### Directions for this task:
Tell how many lines include the string "code". Answer with a single number.

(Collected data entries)

◆ ◆ ◆ ◆

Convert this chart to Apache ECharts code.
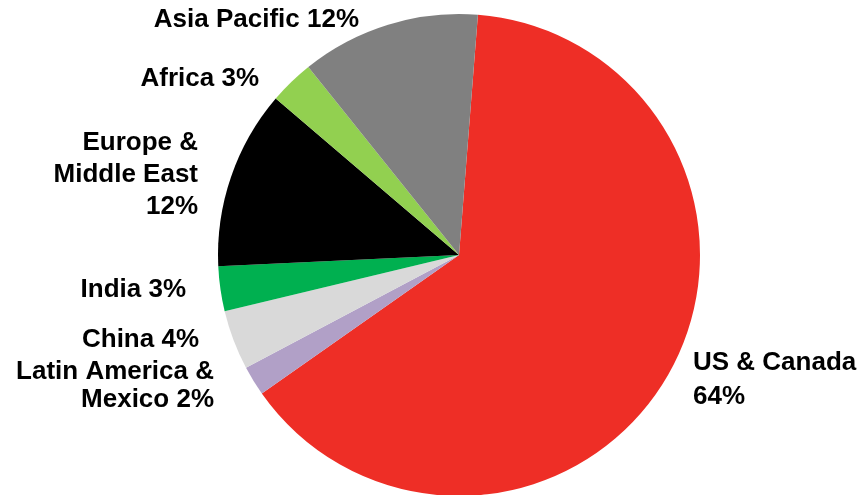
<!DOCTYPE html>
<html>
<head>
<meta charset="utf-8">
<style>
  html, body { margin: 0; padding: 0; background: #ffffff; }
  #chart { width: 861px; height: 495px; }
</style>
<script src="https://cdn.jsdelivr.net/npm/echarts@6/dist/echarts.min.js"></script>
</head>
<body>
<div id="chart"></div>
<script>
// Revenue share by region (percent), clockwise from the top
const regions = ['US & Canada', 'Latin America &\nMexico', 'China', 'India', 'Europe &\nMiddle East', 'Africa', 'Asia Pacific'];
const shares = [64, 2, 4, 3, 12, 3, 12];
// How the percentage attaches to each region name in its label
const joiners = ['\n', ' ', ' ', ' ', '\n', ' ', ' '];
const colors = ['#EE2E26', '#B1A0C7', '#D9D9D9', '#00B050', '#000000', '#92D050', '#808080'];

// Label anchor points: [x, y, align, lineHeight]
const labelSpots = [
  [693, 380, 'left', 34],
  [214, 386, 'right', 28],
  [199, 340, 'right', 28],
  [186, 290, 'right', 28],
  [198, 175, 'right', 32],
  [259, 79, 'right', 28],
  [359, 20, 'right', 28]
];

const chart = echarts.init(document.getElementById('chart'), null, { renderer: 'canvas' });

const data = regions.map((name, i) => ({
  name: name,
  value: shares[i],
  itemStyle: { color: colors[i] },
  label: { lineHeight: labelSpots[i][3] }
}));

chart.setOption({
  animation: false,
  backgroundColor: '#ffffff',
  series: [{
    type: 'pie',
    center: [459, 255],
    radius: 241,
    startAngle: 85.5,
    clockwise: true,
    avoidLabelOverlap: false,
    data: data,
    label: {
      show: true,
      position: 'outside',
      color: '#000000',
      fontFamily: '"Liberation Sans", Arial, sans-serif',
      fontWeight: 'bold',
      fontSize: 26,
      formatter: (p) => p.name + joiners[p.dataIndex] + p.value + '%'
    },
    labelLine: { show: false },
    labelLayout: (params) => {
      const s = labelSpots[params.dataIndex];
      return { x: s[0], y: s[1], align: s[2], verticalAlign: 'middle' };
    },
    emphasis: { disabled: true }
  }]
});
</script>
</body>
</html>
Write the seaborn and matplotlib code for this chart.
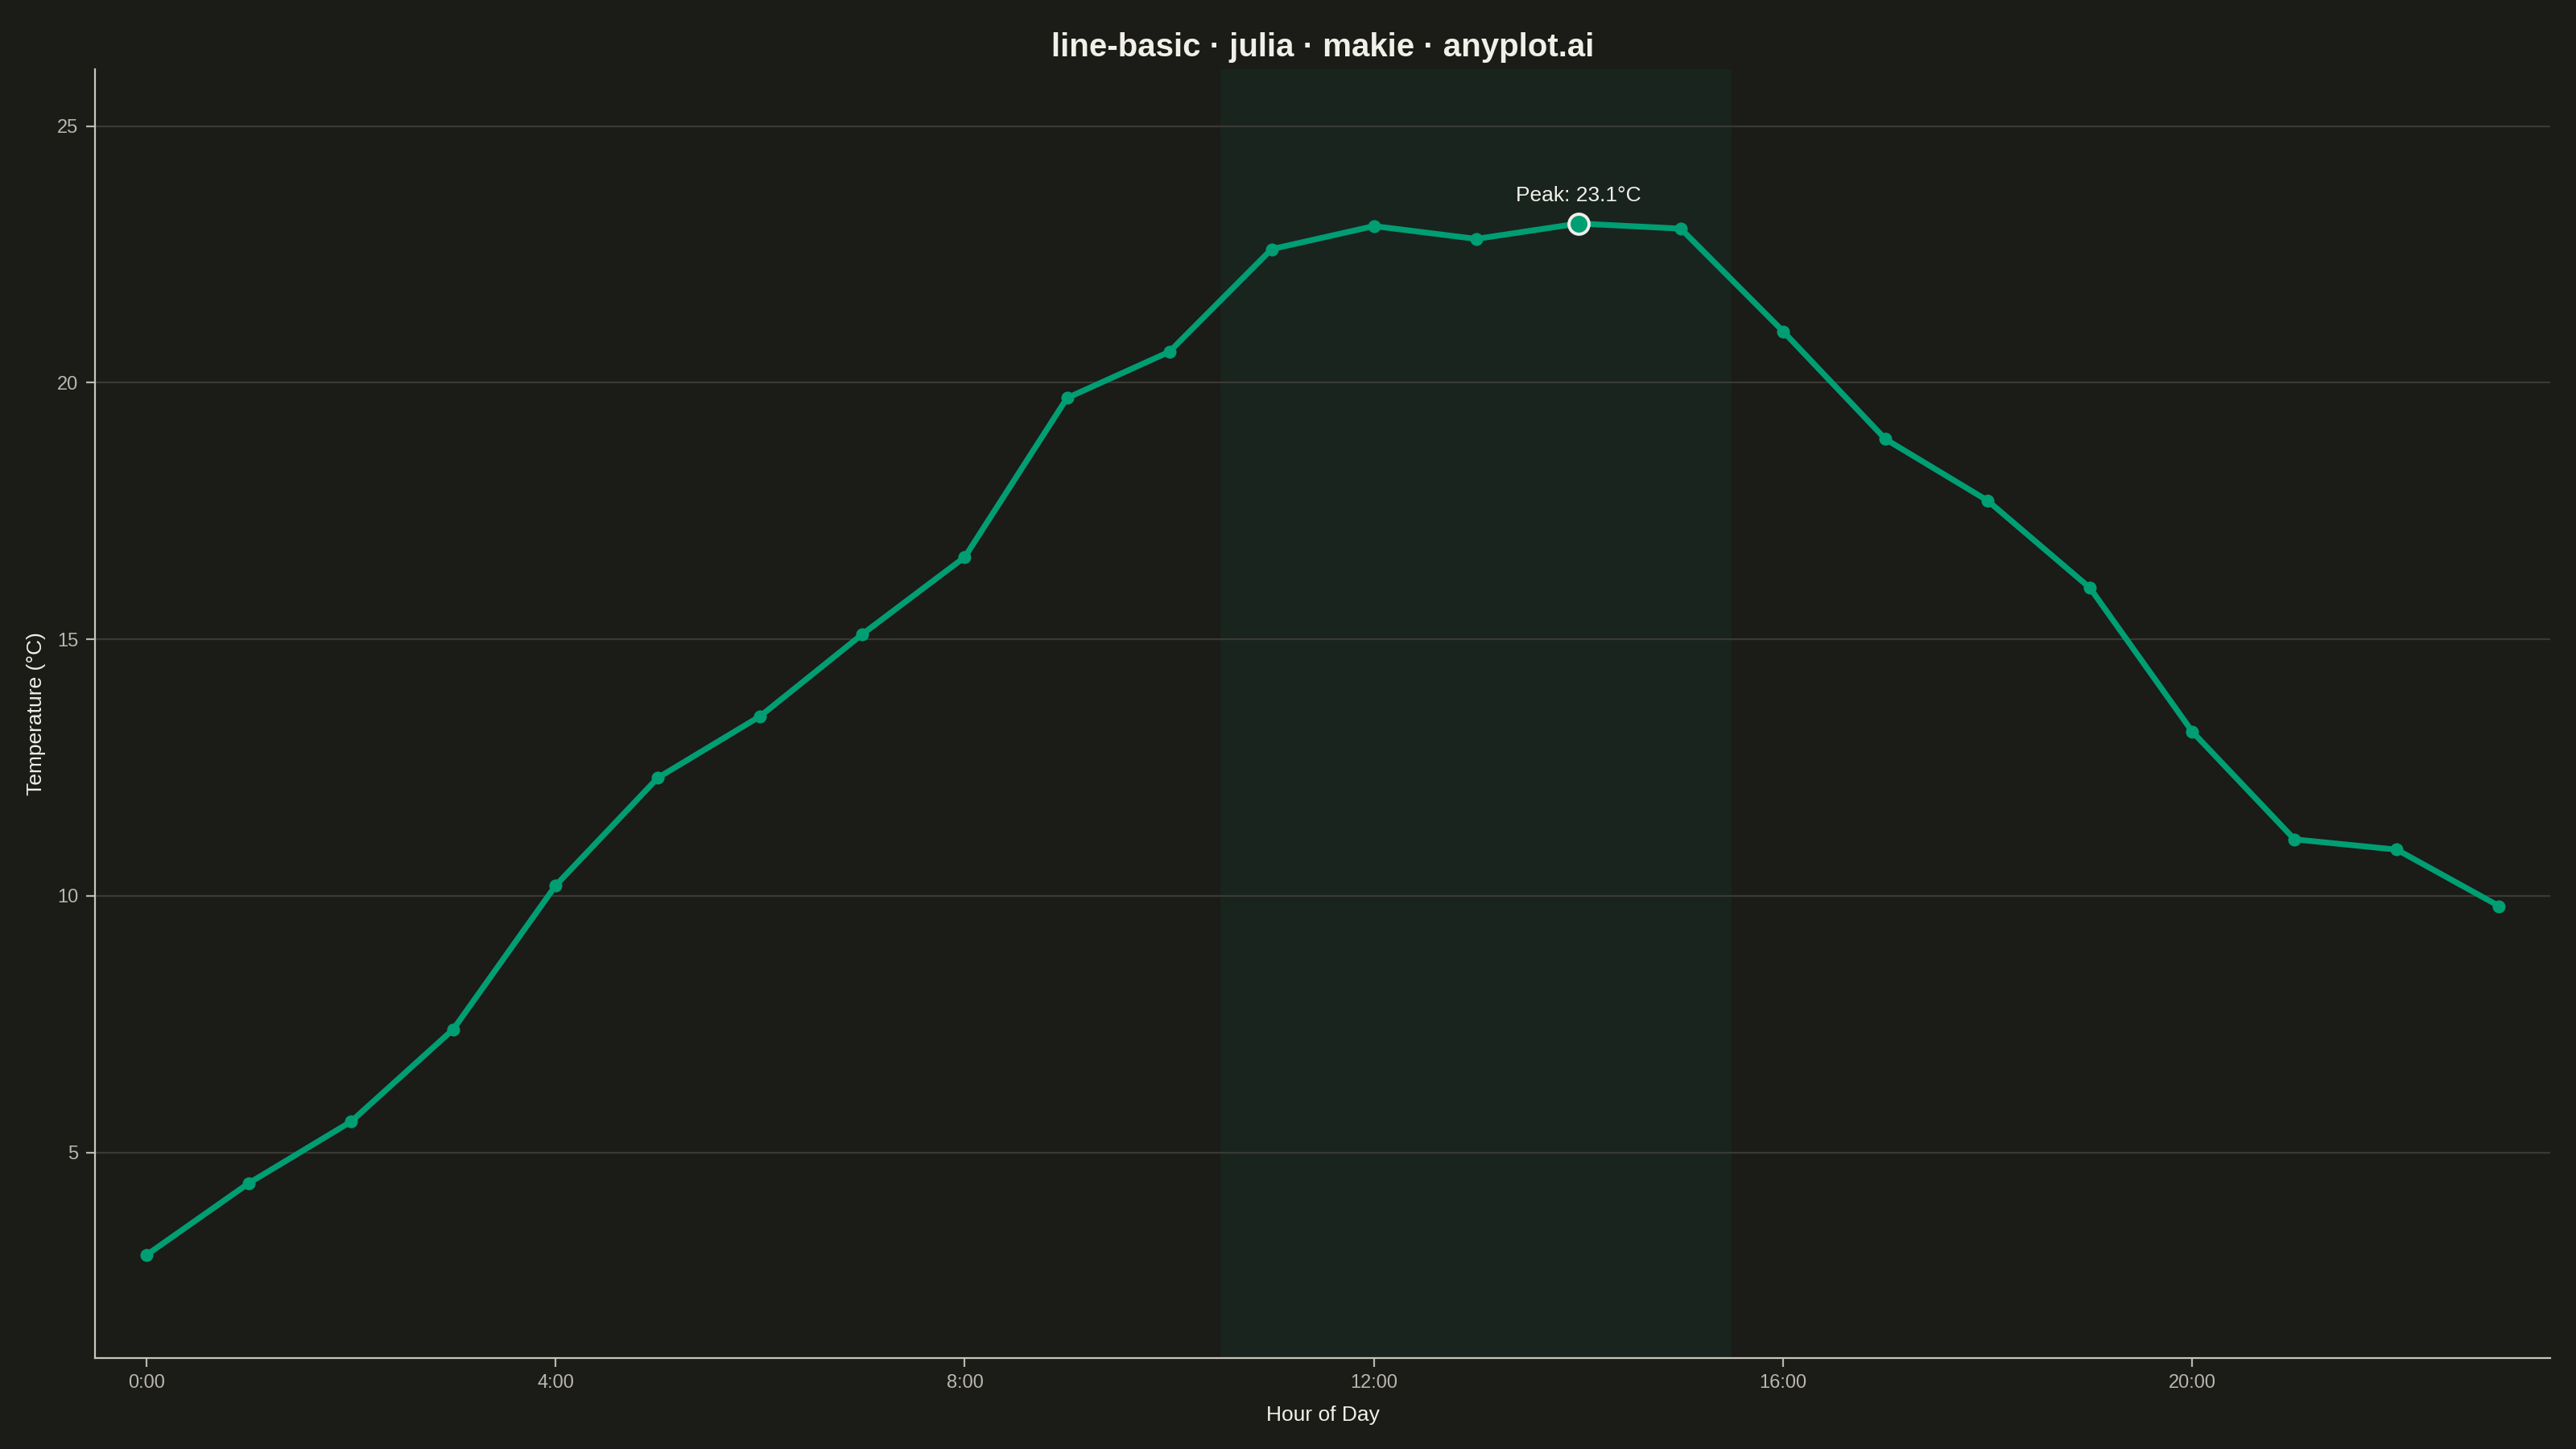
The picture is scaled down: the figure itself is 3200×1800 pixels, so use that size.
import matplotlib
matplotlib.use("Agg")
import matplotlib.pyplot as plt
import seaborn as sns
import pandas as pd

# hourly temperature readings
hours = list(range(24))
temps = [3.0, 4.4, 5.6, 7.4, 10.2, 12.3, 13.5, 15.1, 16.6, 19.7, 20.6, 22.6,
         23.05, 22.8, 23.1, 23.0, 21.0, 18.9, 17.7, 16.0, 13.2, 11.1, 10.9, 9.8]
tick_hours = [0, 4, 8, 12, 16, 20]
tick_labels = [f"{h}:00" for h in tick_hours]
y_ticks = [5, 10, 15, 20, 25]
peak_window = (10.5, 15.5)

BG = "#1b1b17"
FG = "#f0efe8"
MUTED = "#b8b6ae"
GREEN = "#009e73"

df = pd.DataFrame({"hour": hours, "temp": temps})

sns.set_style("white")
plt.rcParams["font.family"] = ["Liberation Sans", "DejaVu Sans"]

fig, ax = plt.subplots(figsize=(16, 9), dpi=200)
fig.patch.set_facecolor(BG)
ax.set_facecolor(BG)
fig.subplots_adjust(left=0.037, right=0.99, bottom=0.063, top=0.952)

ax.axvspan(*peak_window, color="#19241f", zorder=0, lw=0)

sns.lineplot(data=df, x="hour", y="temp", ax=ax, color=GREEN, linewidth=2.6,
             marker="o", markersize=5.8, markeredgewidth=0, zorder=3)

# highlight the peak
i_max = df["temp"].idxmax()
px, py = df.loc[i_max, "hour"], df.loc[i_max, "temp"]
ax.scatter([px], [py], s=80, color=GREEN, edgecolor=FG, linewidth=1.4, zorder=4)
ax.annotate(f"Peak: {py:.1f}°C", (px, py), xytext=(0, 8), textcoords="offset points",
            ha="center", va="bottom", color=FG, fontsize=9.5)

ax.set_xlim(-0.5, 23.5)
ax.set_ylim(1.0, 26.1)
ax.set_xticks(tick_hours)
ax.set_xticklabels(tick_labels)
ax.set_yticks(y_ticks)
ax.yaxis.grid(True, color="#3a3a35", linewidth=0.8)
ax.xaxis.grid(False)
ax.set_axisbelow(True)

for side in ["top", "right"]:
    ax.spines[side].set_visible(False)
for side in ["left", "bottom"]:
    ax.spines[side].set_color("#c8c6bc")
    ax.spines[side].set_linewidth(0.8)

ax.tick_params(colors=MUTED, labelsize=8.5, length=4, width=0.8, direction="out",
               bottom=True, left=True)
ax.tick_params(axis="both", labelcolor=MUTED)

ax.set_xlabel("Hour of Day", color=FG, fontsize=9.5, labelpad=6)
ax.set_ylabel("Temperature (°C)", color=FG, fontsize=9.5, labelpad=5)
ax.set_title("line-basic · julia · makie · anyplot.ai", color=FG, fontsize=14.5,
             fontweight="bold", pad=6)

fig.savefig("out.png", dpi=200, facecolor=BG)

◆ ◆ ◆ ◆

### Complete response:
2